The sad truth is that there are too many people who are having an increasingly hard time of saving on their own, so when pensions disappeared, they are left with nothing but a SS check, which is often not enough to get by. Going forward SS will also shrink, so the situation is only getting worse.
Some European countries have laws which mandate the worker, and the employer to invest a percentage of the salary to a private fund, so when the worker retires, he/she will live off of that money as opposed to government SS checks.
The rate of people 65 and older filing for bankruptcy is three times what it was in 1991, the study found, and the same group accounts for a far greater share of all filers.

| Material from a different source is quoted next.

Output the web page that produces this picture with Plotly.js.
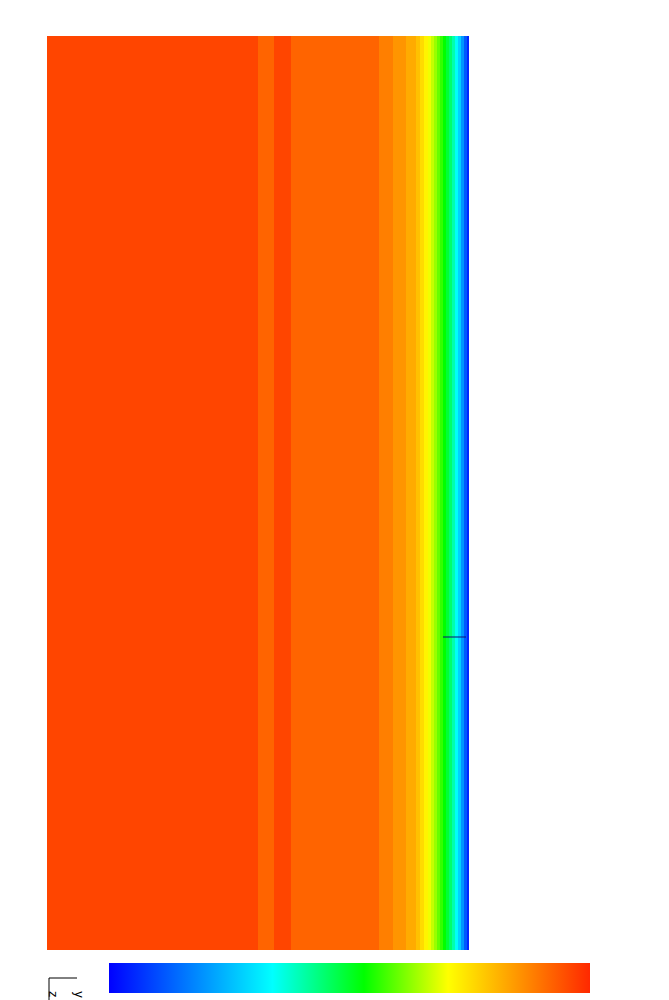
<!DOCTYPE html>
<html>
<head>
<meta charset="utf-8">
<script src="https://cdn.plot.ly/plotly-3.0.1.min.js"></script>
<style>html,body{margin:0;padding:0;background:#fff;}#chart{width:669px;height:1000px;}</style>
</head>
<body>
<div id="chart"></div>
<script>
// Band edges across the wall (mm) and the normalised field value in each band
const bandEdges = [0, 21.1, 22.7, 24.4, 33.2, 34.6, 35.9, 36.9, 37.3, 37.7, 38.1, 38.4, 38.7,
  39.0, 39.3, 39.6, 39.9, 40.2, 40.5, 40.8, 41.1, 41.4, 41.7, 42.0, 42.2];
const bandValues = [0.96, 0.918, 0.96, 0.918, 0.88, 0.85, 0.82, 0.79, 0.755, 0.72, 0.695, 0.665,
  0.635, 0.6, 0.565, 0.53, 0.49, 0.45, 0.40, 0.345, 0.28, 0.2, 0.12, 0.05];
const heightEdges = [0, 91.4];
// short probe line drawn in the cold zone
const probeX = [39.6, 41.9];
const probeY = [31.3, 31.3];

const colorscale = [
  [0, 'rgb(0,0,255)'],
  [0.34, 'rgb(0,255,255)'],
  [0.53, 'rgb(0,255,0)'],
  [0.705, 'rgb(255,255,0)'],
  [1, 'rgb(255,40,0)']
];

const W = 422, H = 914, L = 47, T = 36;
const px = v => (v - L) / W;
const py = v => (T + H - v) / H;

const traces = [
  {
    type: 'heatmap',
    x: bandEdges,
    y: heightEdges,
    z: [bandValues],
    zmin: 0, zmax: 1,
    colorscale: colorscale,
    zsmooth: false,
    hoverinfo: 'skip',
    colorbar: {
      orientation: 'h',
      thickness: 30, thicknessmode: 'pixels',
      len: 481, lenmode: 'pixels',
      x: px(109), xanchor: 'left',
      y: py(963), yanchor: 'top',
      xpad: 0, ypad: 0,
      outlinewidth: 0,
      showticklabels: false,
      ticks: ''
    }
  },
  {
    type: 'scatter', mode: 'lines',
    x: probeX, y: probeY,
    line: {color: 'rgb(15,15,120)', width: 1},
    hoverinfo: 'skip', showlegend: false
  }
];

const layout = {
  width: 669, height: 1000,
  margin: {l: L, r: 669 - 469, t: T, b: 1000 - 950, pad: 0, autoexpand: false},
  paper_bgcolor: '#fff', plot_bgcolor: '#fff',
  showlegend: false,
  xaxis: {visible: false, range: [0, 42.2], fixedrange: true},
  yaxis: {visible: false, range: [0, 91.4], fixedrange: true},
  shapes: [
    {type: 'line', xref: 'paper', yref: 'paper', x0: px(49), x1: px(77), y0: py(978), y1: py(978), line: {color: '#000', width: 1}},
    {type: 'line', xref: 'paper', yref: 'paper', x0: px(49), x1: px(49), y0: py(978), y1: py(1000), line: {color: '#000', width: 1}}
  ],
  annotations: [
    {xref: 'paper', yref: 'paper', x: px(53), y: py(994), xanchor: 'center', yanchor: 'middle', text: 'z', showarrow: false, textangle: 90,
     font: {family: 'DejaVu Sans', size: 12, color: '#000'}},
    {xref: 'paper', yref: 'paper', x: px(79), y: py(994), xanchor: 'center', yanchor: 'middle', text: 'y', showarrow: false, textangle: 90,
     font: {family: 'DejaVu Sans', size: 12, color: '#000'}}
  ]
};

Plotly.newPlot('chart', traces, layout, {staticPlot: true, displayModeBar: false});
</script>
</body>
</html>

Driving the surge, the study suggests, is a three-decade shift of financial risk from government and employers to individuals, who are bearing an ever-greater responsibility for their own financial well-being as the social safety net shrinks.
Are you EVEN an American?
" so when pensions disappeared, they are left with nothing but a SS check"
When pensions "disappeared", they wre REPLACED WITH 401Ks.
"a study found' and you are probably naive enough to BELIEVE EVERY SINGLE STUDY EVER DONE. Especially if it is printed in the NY Times.
"Although the actual number of older people filing for bankruptcy was relatively small"
Kinda' blows a hole in your misleading title , " Bankruptcy Booms Among Older Americans
In the last financial meltdown, a lot of people lost a big chunk of what the planned to fund their retirement on.
Many put off retirement until they could rebuild their funds.
So with the banking regulations being gutted, how long before it happens again?
Look at Wall Street complaining about rising interest rates. Wall Street is like Vegas. The house never loses in the end.